“Long before the founding of Facebook, scholars had already conducted a great deal of research into how smaller and slower social networks operate. What they found gives little ground for optimism about how a fully networked world would function,” observes Hoover Institution Senior Fellow Niall Ferguson in the September/October issue of Foreign Affairs.
The essay, adapted from Ferguson’s forthcoming book The Square and the Tower: Networks and Power, From the Freemasons to Facebook, draws on network theory to argue that these networks may not be as auspicious as advertised and that “utopian visions of a networked world are at odds with everything we know about how social networks work.”

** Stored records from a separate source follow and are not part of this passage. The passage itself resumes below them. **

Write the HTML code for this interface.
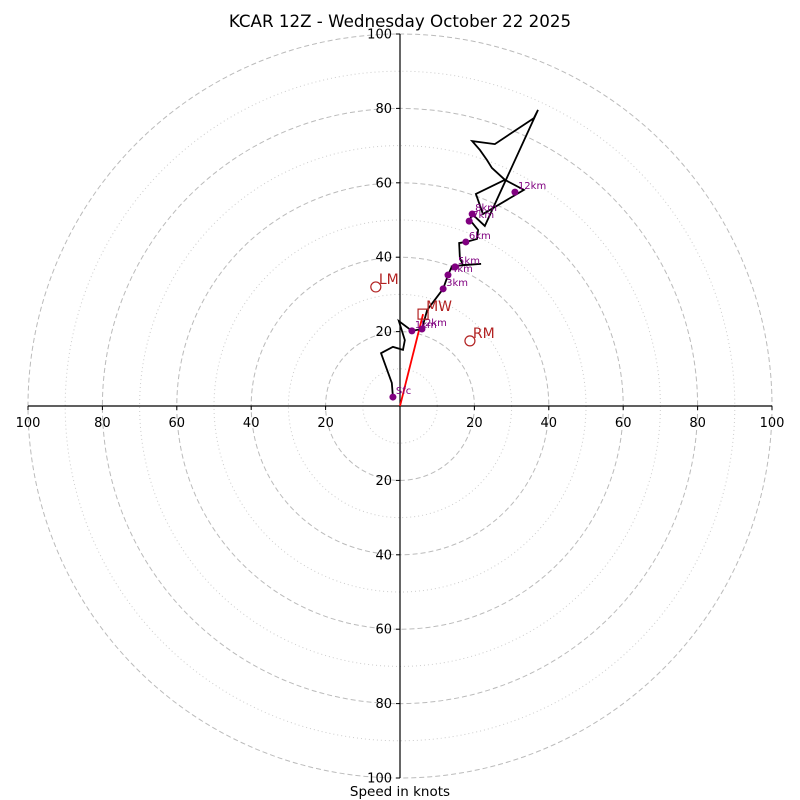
<!DOCTYPE html>
<html><head><meta charset="utf-8"><style>
body{margin:0;background:#fff}
svg{display:block;font-family:"DejaVu Sans","Liberation Sans",sans-serif}
</style></head><body>
<svg id="chart" width="800" height="800">
<text x="400" y="27" text-anchor="middle" font-size="16.7">KCAR 12Z - Wednesday October 22 2025</text>
<g id="rings"></g><g id="axes"></g><g id="series"></g>
<text x="400" y="796" text-anchor="middle" font-size="13.5">Speed in knots</text>
</svg>
<script>
const ringValues=[10,20,30,40,50,60,70,80,90,100];
const tickValues=[20,40,60,80,100];
const uWind=[-1.9,-2.2,-5.1,-1.9,0.8,1.3,-0.3,3.2,5.9,7.3,11.6,12.9,14.0,21.8,16.9,16.1,15.9,17.7,20.7,21.0,18.8,19.4,22.8,37.1,36.0,25.5,19.4,21.5,23.4,24.7,28.2,33.3,22.3,20.4,28.2];
const vWind=[2.4,6.2,14.2,15.9,15.1,17.7,22.8,20.2,20.7,25.8,31.5,35.2,37.6,38.2,37.9,39.8,43.8,44.1,44.9,47.3,50.0,51.6,48.4,79.6,77.4,70.4,71.2,68.8,66.1,64.0,60.8,58.1,51.6,57.0,60.8];
const markLabels=["Sfc","1km","2km","3km","4km","5km","6km","7km","8km","12km"];
const markU=[-1.9,3.2,5.9,11.6,12.9,14.8,17.7,18.6,19.4,30.9];
const markV=[2.4,20.2,20.7,31.5,35.2,37.4,44.1,49.7,51.6,57.5];
const motionLabels=["LM","RM","MW"];
const motionU=[-6.5,18.8,6.2];
const motionV=[32.0,17.5,24.7];
const cx=400,cy=406,k=3.72;
const X=u=>cx+u*k, Y=v=>cy-v*k;
const NS='http://www.w3.org/2000/svg';
function mk(t,a,p){const e=document.createElementNS(NS,t);for(const n in a)e.setAttribute(n,a[n]);p.appendChild(e);return e;}
const rings=document.getElementById('rings'),axes=document.getElementById('axes'),ser=document.getElementById('series');
ringValues.forEach(r=>{const c=mk('circle',{cx:cx,cy:cy,r:r*k,fill:'none',stroke:r%20?'#ccc':'#bbb','stroke-width':1,'stroke-dasharray':r%20?'1,3':'5,3'},rings);

});
let l=mk('line',{x1:X(-100),y1:cy,x2:X(100),y2:cy,stroke:'#000','stroke-width':1.2},axes);


l=mk('line',{x1:cx,y1:Y(100),x2:cx,y2:Y(-100),stroke:'#000','stroke-width':1.2},axes);


tickValues.forEach(t=>{[t,-t].forEach(s=>{
mk('line',{x1:X(s),y1:cy,x2:X(s),y2:cy+4,stroke:'#000'},axes);
let tx=mk('text',{x:X(s),y:cy+21,'text-anchor':'middle','font-size':13},axes);tx.textContent=t;


mk('line',{x1:cx-4,y1:Y(s),x2:cx,y2:Y(s),stroke:'#000'},axes);
let ty=mk('text',{x:cx-8,y:Y(s)+4.5,'text-anchor':'end','font-size':13},axes);ty.textContent=t;

});});
const rl=mk('line',{x1:X(0),y1:Y(0),x2:X(motionU[2]),y2:Y(motionV[2]),stroke:'#f00','stroke-width':1.8},ser);


const pl=mk('polyline',{points:uWind.map((u,i)=>X(u)+','+Y(vWind[i])).join(' '),fill:'none',stroke:'#000','stroke-width':1.8,'stroke-linejoin':'miter'},ser);


markLabels.forEach((s,i)=>{const c=mk('circle',{cx:X(markU[i]),cy:Y(markV[i]),r:3.5,fill:'#800080'},ser);


const t=mk('text',{x:X(markU[i])+3,y:Y(markV[i])-3,'font-size':10,fill:'#800080'},ser);t.textContent=s;

});
motionLabels.forEach((s,i)=>{const x=X(motionU[i]),y=Y(motionV[i]);let m;
if(s==='MW')m=mk('rect',{x:x-5,y:y-5,width:10,height:10,fill:'none',stroke:'#b22222','stroke-width':1.2},ser);
else m=mk('circle',{cx:x,cy:y,r:5,fill:'none',stroke:'#b22222','stroke-width':1.2},ser);


const t=mk('text',{x:x+3,y:y-3,'font-size':14,fill:'#b22222'},ser);t.textContent=s;

});
</script>
</body></html>
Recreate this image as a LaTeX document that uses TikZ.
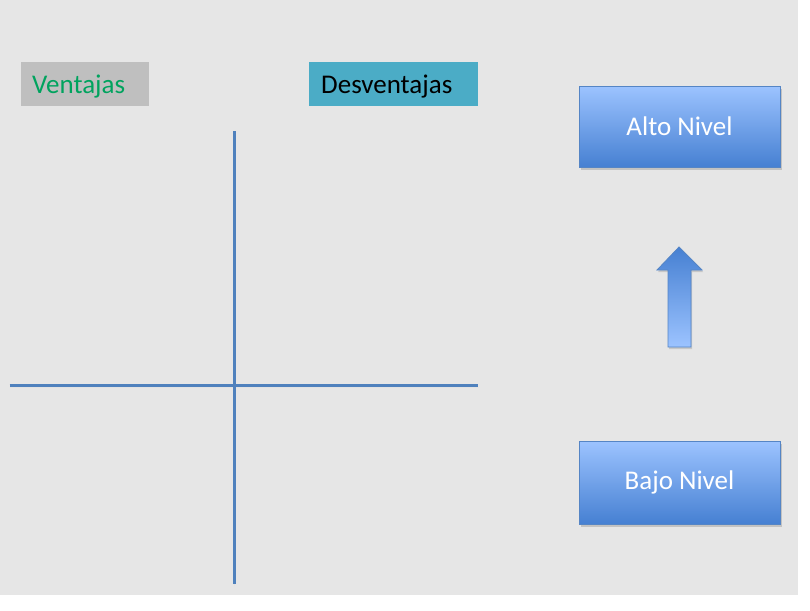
\documentclass[tikz,border=0pt]{standalone}
\usepackage{fontspec}
\setmainfont{Carlito}
\usetikzlibrary{shadows}
\definecolor{bggray}{HTML}{E6E6E6}
\definecolor{vbox}{HTML}{BFBFBF}
\definecolor{vtext}{HTML}{00A35E}
\definecolor{dbox}{HTML}{4BACC6}
\definecolor{axis}{HTML}{4F81BD}
\definecolor{gtop}{HTML}{9CC3FF}
\definecolor{gbot}{HTML}{4680D2}
\definecolor{bord}{HTML}{5585C5}
\tikzset{
  lbl/.style={inner sep=0pt, font=\fontsize{27}{32}\selectfont},
  axisline/.style={draw=axis, line width=3pt,
    drop shadow={shadow xshift=0.5pt, shadow yshift=-2pt, opacity=0.25}},
  lvlbox/.style={draw=bord, line width=1pt, top color=gtop, bottom color=gbot,
    text=white, font=\fontsize{27}{32}\selectfont,
    drop shadow={shadow xshift=1.5pt, shadow yshift=-2.5pt, opacity=0.35}},
}
\begin{document}
\begin{tikzpicture}[x=1pt,y=-1pt]
\useasboundingbox (0,0) rectangle (810,610);
\fill[white] (0,0) rectangle (810,610);
\fill[bggray] (0,0) rectangle (798,595);
% header boxes
\fill[vbox] (21,62) rectangle (149,106);
\node[lbl, text=vtext, anchor=base west] (ven) at (32,93) {Ventajas};
\fill[dbox] (309,62) rectangle (478,106);
\node[lbl, text=black, anchor=base west] (des) at (321,93) {Desventajas};
% axes
\coordinate (vt) at (234,131);
\coordinate (vb) at (234,584);
\coordinate (hl) at (9.5,385.5);
\coordinate (hr) at (478,385.5);
\path[axisline] (hl) -- (hr);
\path[axisline] (vt) -- (vb);
% level boxes
\node[lvlbox, minimum width=201pt, minimum height=81pt] (alto) at (679.5,126.5) {Alto Nivel};
\node[lvlbox, minimum width=201pt, minimum height=83pt] (bajo) at (679.5,482.5) {Bajo Nivel};
% arrow
\path[draw=bord, line width=0.8pt, top color=gbot, bottom color=gtop,
  drop shadow={shadow xshift=1pt, shadow yshift=-2pt, opacity=0.3}]
  (679,247) -- (702,270) -- (691,270) -- (691,347) -- (668,347) -- (668,270) -- (657,270) -- cycle;
\end{tikzpicture}
\end{document}
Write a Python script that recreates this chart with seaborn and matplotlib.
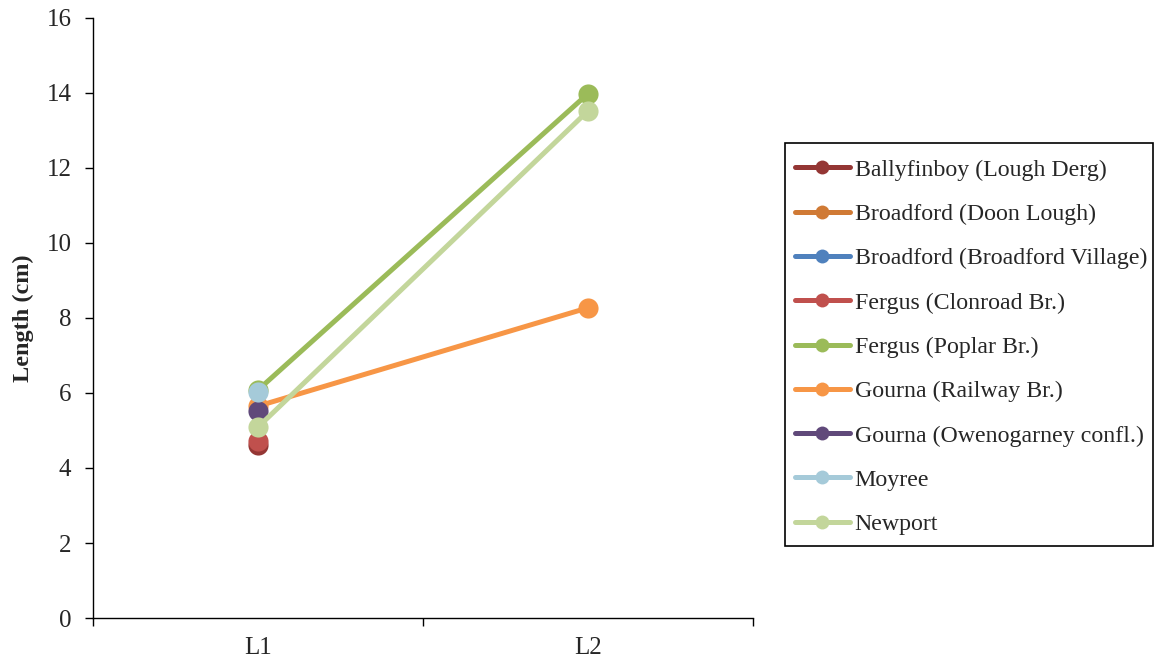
import numpy as np
import pandas as pd
import matplotlib
matplotlib.use("Agg")
import matplotlib.pyplot as plt
import seaborn as sns
from matplotlib.lines import Line2D
from matplotlib.patches import Rectangle

categories = ["L1", "L2"]
sites = [
    "Ballyfinboy (Lough Derg)",
    "Broadford (Doon Lough)",
    "Broadford (Broadford Village)",
    "Fergus (Clonroad Br.)",
    "Fergus (Poplar Br.)",
    "Gourna (Railway Br.)",
    "Gourna (Owenogarney confl.)",
    "Moyree",
    "Newport",
]
ballyfinboy = [4.62, np.nan]
broadford_doon = [np.nan, np.nan]
broadford_village = [np.nan, np.nan]
fergus_clonroad = [4.72, np.nan]
fergus_poplar = [6.08, 13.98]
gourna_railway = [5.65, 8.27]
gourna_owenogarney = [5.52, np.nan]
moyree = [6.03, np.nan]
newport = [5.09, 13.52]
series = [ballyfinboy, broadford_doon, broadford_village, fergus_clonroad,
          fergus_poplar, gourna_railway, gourna_owenogarney, moyree, newport]
colors = ["#943634", "#D07A35", "#4F81BD", "#C0504D", "#9BBB59",
          "#F79646", "#60497A", "#A5CAD9", "#C3D69B"]

rows = []
for s, vals in zip(sites, series):
    for c, v in zip(categories, vals):
        rows.append({"site": s, "stage": c, "pos": categories.index(c), "length": v})
df = pd.DataFrame(rows)

sns.set_style("white")
plt.rcParams["font.family"] = ["Liberation Serif", "DejaVu Serif"]

fig = plt.figure(figsize=(11.55, 6.61), dpi=100)
ax = fig.add_axes([0.0805, 0.065, 0.5715, 0.908])

for i, (s, col) in enumerate(zip(sites, colors)):
    sub = df[df["site"] == s].dropna()
    if len(sub) == 0:
        continue
    sns.lineplot(data=sub, x="pos", y="length", color=col, marker="o",
                 markersize=14.5, markeredgewidth=0, linewidth=3.6,
                 ax=ax, legend=False, zorder=2 + i)

ax.set_xlim(-0.5, 1.5)
ax.set_ylim(0, 16)
ax.set_yticks(np.arange(0, 17, 2))
ax.set_xticks([0, 1])
ax.set_xticklabels(categories)
ax.set_xticks([-0.5, 0.5, 1.5], minor=True)
ax.tick_params(axis="x", which="major", bottom=False, length=0, labelsize=18, pad=14)
ax.tick_params(axis="x", which="minor", bottom=True, length=5.5, width=1,
               color="black", direction="out")
ax.tick_params(axis="y", left=True, length=5.5, width=1, color="black",
               direction="out", labelsize=18, pad=10)
ax.set_xlabel("")
ax.set_ylabel("Length (cm)", fontsize=17.5, fontweight="bold", labelpad=9)
for sp in ["top", "right"]:
    ax.spines[sp].set_visible(False)
for sp in ["left", "bottom"]:
    ax.spines[sp].set_color("black")
    ax.spines[sp].set_linewidth(1)

handles = [Line2D([0], [0], color=c, lw=3.6, marker="o", markersize=10, markeredgewidth=0)
           for c in colors]
leg = fig.legend(handles, sites, loc="upper left", bbox_to_anchor=(795 / 1155, 1 - 159 / 661),
                 fontsize=17.2, frameon=False,
                 handlelength=2.3, handletextpad=0.2, labelspacing=0.945,
                 borderpad=0, borderaxespad=0)
fig.add_artist(Rectangle((785 / 1155, 1 - 546 / 661), 368 / 1155, 403 / 661,
                         transform=fig.transFigure, fill=False,
                         edgecolor="black", linewidth=1.2))

fig.savefig("out.png", dpi=100)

The author observes that the nature of networks has engendered some of the very challenges—unemployment, inequality, and authoritarianism—that they promised to solve: “No businesses in the world are working harder to eliminate jobs such as driving a truck than the technology giants of California. No individuals exemplify the spectacular growth of the wealth of the top 0.01 percent of earners better than the masters of Silicon Valley. And no company did more—albeit unintentionally—to help the populists win their political victories in the United Kingdom and the United States in 2016 than Facebook.”
Finding that “giant social networks are not in the least bit egalitarian,” Ferguson notes, “Facebook has 1.17 billion active daily users. Yet the company’s ownership is highly concentrated. [Founder Mark] Zuckerberg himself owns just over 28 percent of the company, making him one of the ten richest people in the world. That group also includes Bill Gates, Jeff Bezos, Carlos Slim, Larry Ellison, and Michael Bloomberg, whose fortunes all derive in some way or another from information technology. Thanks to the rich-get-richer effect, the returns to their businesses do not diminish.”
Ferguson concludes, “The unregulated oligopoly that runs Silicon Valley has done very well indeed from networking the world. The rest of us—the mere users of the networks they own—should treat their messianic visions with the skepticism they deserve.”